Connecting everything that has been said, we get the following view of art: the essential purpose of art is to reproduce everything in life that is of interest to man. Very often, especially in poetical works, the explanation of life, judgment of its phenomena, also comes to the fore.
The relation of art to life is the same as that of history; the only difference in content is that history, in its account of the life of mankind, is concerned mainly with factual truth, whereas art gives us stories about the lives of men in which the place of factual truth is taken by faithfulness to psychological and moral truth. The first function of history is to reproduce life; the second, which is not performed by all historians, is to explain it. By failing to perform the second function the historian remains a mere chronicler and his work serves merely as material for the true historian, or as reading matter to satisfy curiosity. By performing this second function the historian becomes a thinker, and as a consequence his work acquires scientific merit. Exactly the same must be said about art. History does not set out to compete with real historical life; it admits that the pictures it paints are pale, incomplete, more or less incorrect, or at all events one-sided. Aesthetics must admit that art, too, and for the same reasons, must not even think of comparing itself with reality, much less of surpassing it in beauty. […]
Defense of reality as against fantasy, the attempt to prove that works of art cannot possibly stand comparison with living reality — such is the essence of this essay. But does not what the author says degrade art? Yes, if showing that art stands lower than real life in the artistic perfection of its works means degrading art. But protesting against panegyrics does not mean disparagement. Science does not claim to stand higher than reality, but that gives it nothing to be ashamed of. Art, too, must not claim to stand higher than reality; that would not degrade it. Science is not ashamed to say that its aim is to understand and explain reality, and then to use its explanation for man’s benefit. Let not art be ashamed to admit that its aim is to compensate man, in case he lacks the opportunity to enjoy the full aesthetic pleasure afforded by reality, by reproducing this precious reality as far as possible, and by explaining it for his benefit.
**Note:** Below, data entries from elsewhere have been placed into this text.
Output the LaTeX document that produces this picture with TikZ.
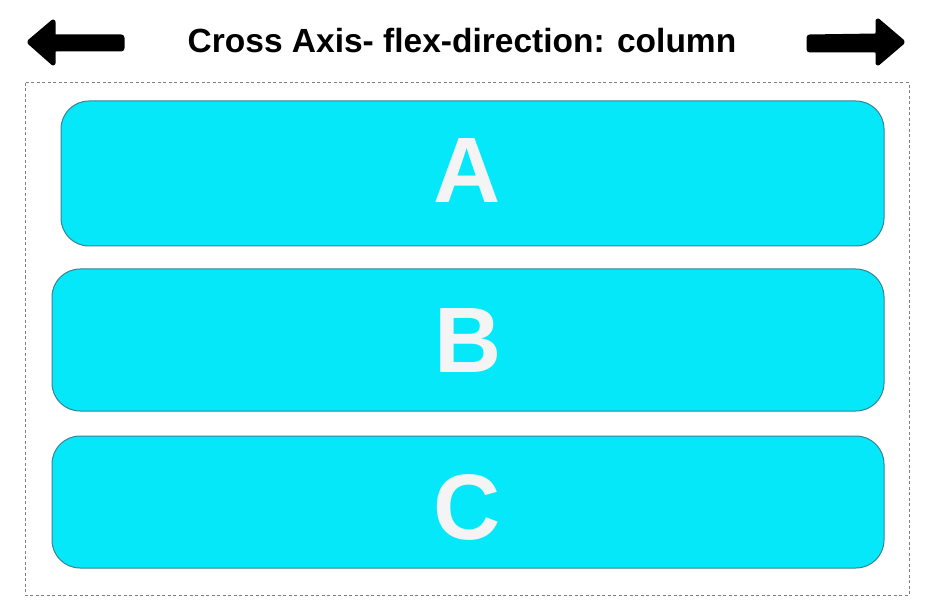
\documentclass[tikz,border=0pt]{standalone}
\usepackage{fontspec}
\setmainfont{Liberation Sans}
\definecolor{boxfill}{HTML}{05E8FA}
\definecolor{boxline}{HTML}{3A8296}
\definecolor{letter}{HTML}{F4F4F4}
\begin{document}
\begin{tikzpicture}[x=1pt,y=-1pt,
  item/.style={draw=boxline,line width=1pt,fill=boxfill,rounded corners=28pt},
  itemlabel/.style={text=letter,font=\fontsize{93}{93}\selectfont\bfseries,inner sep=0pt,anchor=center},
  bigarrow/.style={fill=black,draw=black,line width=3pt,line join=round,rounded corners=2pt}]
\useasboundingbox (0,0) rectangle (931,612);
% title
\node[font=\fontsize{33.5}{33.5}\selectfont\bfseries,anchor=base,inner sep=0pt] (title) at (462,53) {Cross Axis- flex-direction: column};
% arrows
\path[bigarrow] (123,36) -- (54,36) -- (54,20) -- (28,42) -- (54,65) -- (54,50) -- (123,50) -- cycle;
\path[bigarrow] (808,36) -- (877,35) -- (877,19) -- (904,42) -- (877,65) -- (877,51) -- (808,51) -- cycle;
% container
\draw[gray,line width=1pt,dash pattern=on 3pt off 2.5pt] (25,83) rectangle (909,595);
% items
\draw[item] (61,101) rectangle (884,246);
\draw[item] (52,269) rectangle (884,411);
\draw[item] (52,436) rectangle (884,568);
\node[itemlabel] (A) at (467,171) {A};
\node[itemlabel] (B) at (468,341) {B};
\node[itemlabel] (C) at (467,507) {C};
\end{tikzpicture}
\end{document}
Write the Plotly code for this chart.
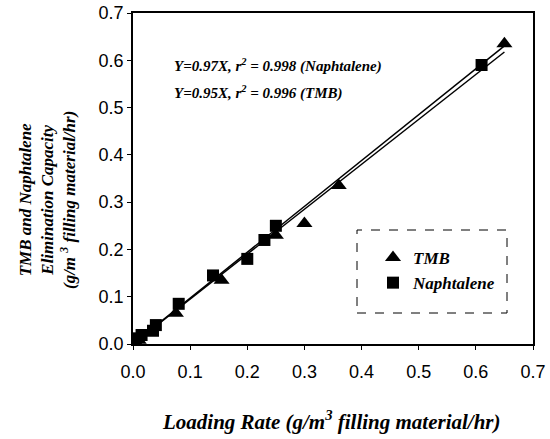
import plotly.graph_objects as go

# Data
tmb_x = [0.0, 0.01, 0.03, 0.075, 0.155, 0.25, 0.30, 0.36, 0.65]
tmb_y = [0.0, 0.008, 0.025, 0.065, 0.135, 0.23, 0.255, 0.335, 0.635]
nap_x = [0.0, 0.005, 0.015, 0.035, 0.04, 0.08, 0.14, 0.20, 0.23, 0.25, 0.61]
nap_y = [0.003, 0.012, 0.019, 0.028, 0.04, 0.085, 0.145, 0.18, 0.22, 0.25, 0.59]
fit_slopes = {"Naphtalene": 0.97, "TMB": 0.95}
fit_x_range = [0.0, 0.65]
x_ticks = [0.0, 0.1, 0.2, 0.3, 0.4, 0.5, 0.6, 0.7]
y_ticks = [0.0, 0.1, 0.2, 0.3, 0.4, 0.5, 0.6, 0.7]

serif = dict(family="Liberation Serif", color="black", style="italic", weight="bold")

fig = go.Figure()
for name, k in fit_slopes.items():
    fig.add_trace(go.Scatter(
        x=fit_x_range, y=[k * v for v in fit_x_range], mode="lines",
        line=dict(color="black", width=1.5), showlegend=False, hoverinfo="skip"))

fig.add_trace(go.Scatter(
    x=tmb_x, y=tmb_y, mode="markers", name="TMB",
    marker=dict(symbol="triangle-up", size=14, color="black")))
fig.add_trace(go.Scatter(
    x=nap_x, y=nap_y, mode="markers", name="Naphtalene",
    marker=dict(symbol="square", size=12, color="black")))

axis_common = dict(
    showgrid=False, zeroline=False, showline=True, linecolor="black",
    linewidth=1.5, mirror=True, ticks="outside", ticklen=4, tickcolor="black",
    tickfont=dict(family="Liberation Sans", size=18, color="black"),
    tickformat=".1f", automargin=False, ticklabeloverflow="allow",
)
fig.update_xaxes(range=[0, 0.7], tickvals=x_ticks, ticklabelstandoff=7, **axis_common)
fig.update_yaxes(range=[0, 0.7], tickvals=y_ticks, ticklabelstandoff=0, **axis_common)

fig.add_annotation(
    x=0.068, y=0.59, xref="x", yref="y", xanchor="left", yanchor="middle", showarrow=False,
    text="Y=0.97X, r<sup>2</sup> = 0.998 (Naphtalene)", font=dict(size=15, **serif))
fig.add_annotation(
    x=0.068, y=0.531, xref="x", yref="y", xanchor="left", yanchor="middle", showarrow=False,
    text="Y=0.95X, r<sup>2</sup> = 0.996 (TMB)", font=dict(size=15, **serif))

fig.add_annotation(
    x=0.495, y=-0.23, xref="paper", yref="paper", xanchor="center", yanchor="middle",
    showarrow=False,
    text="Loading Rate (g/m<sup>3</sup> filling material/hr)", font=dict(size=21, **serif))
fig.add_annotation(
    x=-0.215, y=0.435, xref="paper", yref="paper", xanchor="center", yanchor="middle",
    showarrow=False, textangle=-90,
    text="TMB and Naphtalene<br>Elimination Capacity<br>(g/m <sup>3</sup> filling material/hr)",
    font=dict(size=17, **serif))

# dashed legend frame
fig.add_shape(type="rect", xref="paper", yref="paper",
              x0=(357 - 133) / 400, x1=(507 - 133) / 400,
              y0=(344 - 313) / 331, y1=(344 - 230) / 331,
              line=dict(color="black", width=1, dash="dash"))

fig.update_layout(
    width=550, height=439,
    margin=dict(l=133, r=17, t=13, b=95, autoexpand=False),
    paper_bgcolor="white", plot_bgcolor="white",
    legend=dict(x=(373 - 133) / 400, y=(344 - 240) / 331, xanchor="left", yanchor="top",
                bgcolor="rgba(0,0,0,0)", borderwidth=0,
                font=dict(size=17, **serif), tracegroupgap=0),
)

fig.write_html("out.html", config={"displayModeBar": False},
               post_script="document.body.style.margin='0';document.body.style.overflow='hidden';")
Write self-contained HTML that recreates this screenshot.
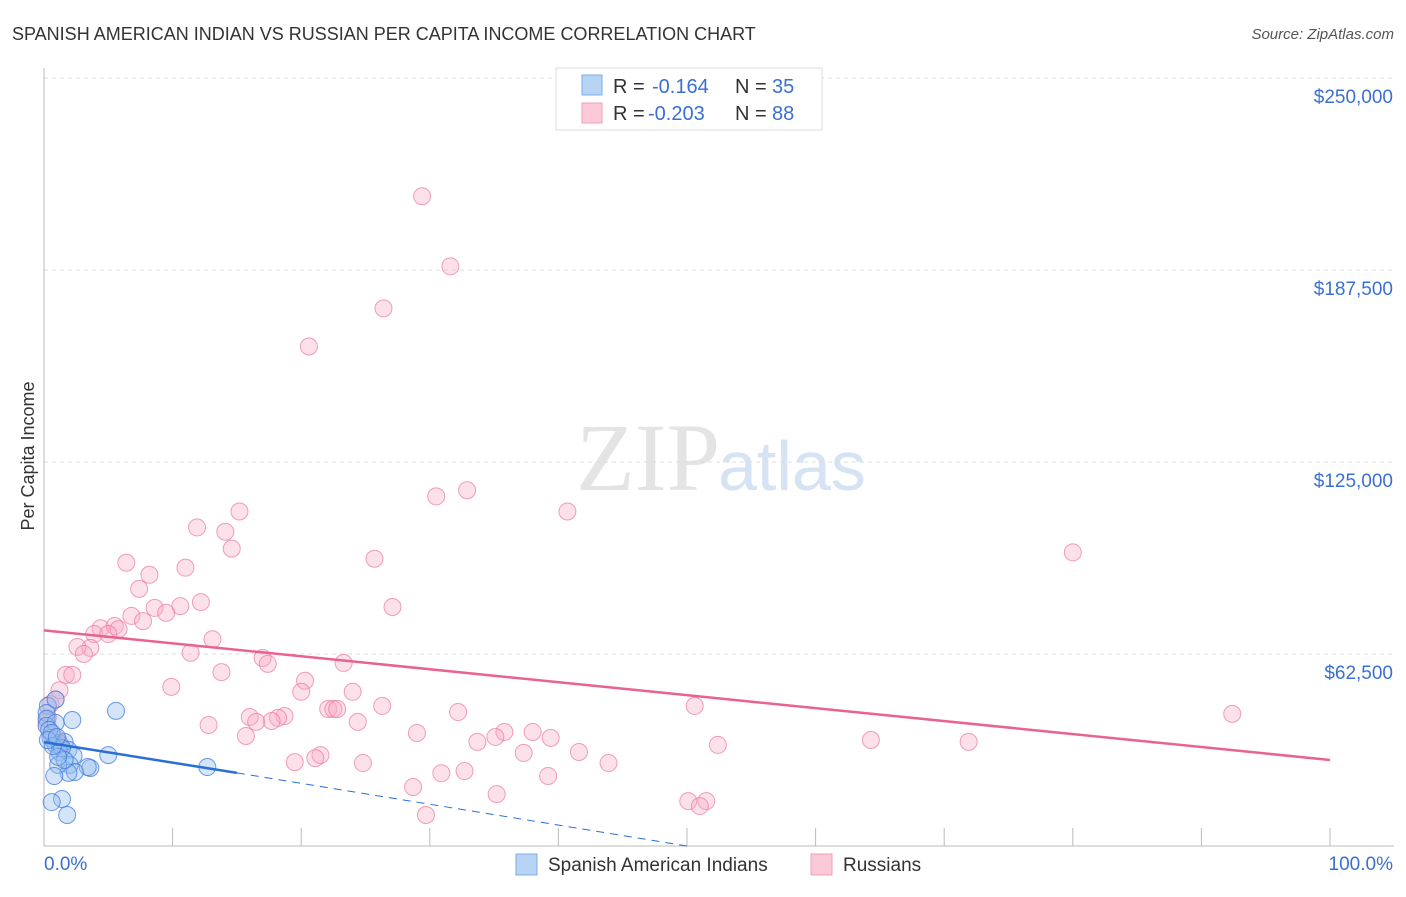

Let art be content with its fine and lofty mission of being a substitute for reality in the event of its absence, and of being a manual of life for man.
Reality stands higher than dreams, and essential purpose stands higher than fantastic claims.
 Nicholas G. Chernyshevsky, Esteticheskiye otnosheniya iskusstva k deystvitelnosti, Moscow, 1955, pp. 108-125, 128-129.
 Hegel’s Lectures on Aesthetics, published in 1835.
 Loosely quoted by Chernyshevsky from Part III of Hegel’s Introduction to his Vorlesungen über die Aesthetik (pages 54-55 in the Berlin, 1842, edition). — J. S.
 Another loose quotation from the same work (pp. 56-57) — J. S.